Raymond Winbush, director of the Institute for Urban Research at Maryland's Morgan State University, said Kennedy's call to King's wife was political in nature because the Kennedys had been slow to get involved in the civil rights movement.
He said John Kennedy didn't actually commit to the movement until a few months before his assassination when civil rights leader Medgar Evers was gunned down by a Klansman outside his Jackson, Miss., home just after midnight on June 12, 1963.
The slaying came hours after JFK's television speech in support of civil rights and helped propel the struggle for equality to national attention.
"There were a lot of black folks who ... weren't fully committed to his campaign," said Winbush, who is also a historian and psychologist. "That call he made to Coretta moved black folks."

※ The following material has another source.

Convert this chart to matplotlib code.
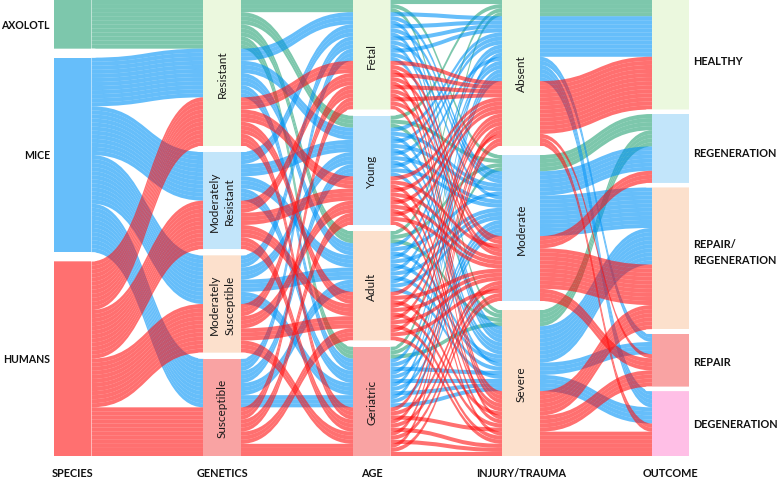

He said King's comments on the tape were measured because he probably didn't want to offend black supporters, like the NAACP, that had also aided him.
"He kind of went in the middle," Winbush said.
Tull, the Chattanooga man who discovered the tape, said his father had planned to write a book about the racism he encountered growing up in Chattanooga and later as an adult. Tull said his dad, an insurance salesman, interviewed King when he visited the city, but never completed the book and just stored the recording with some other interviews he had done. Tull's father is now in his late 80s and under hospice care. Tull has asked that his father not be identified.
In the recording, King also discusses his definition of nonviolence, his visit to Africa and the impact of the civil rights movement.
"I am convinced that when the history books are written in future years, historians will have to record this movement as one of the greatest epochs of our heritage," he said.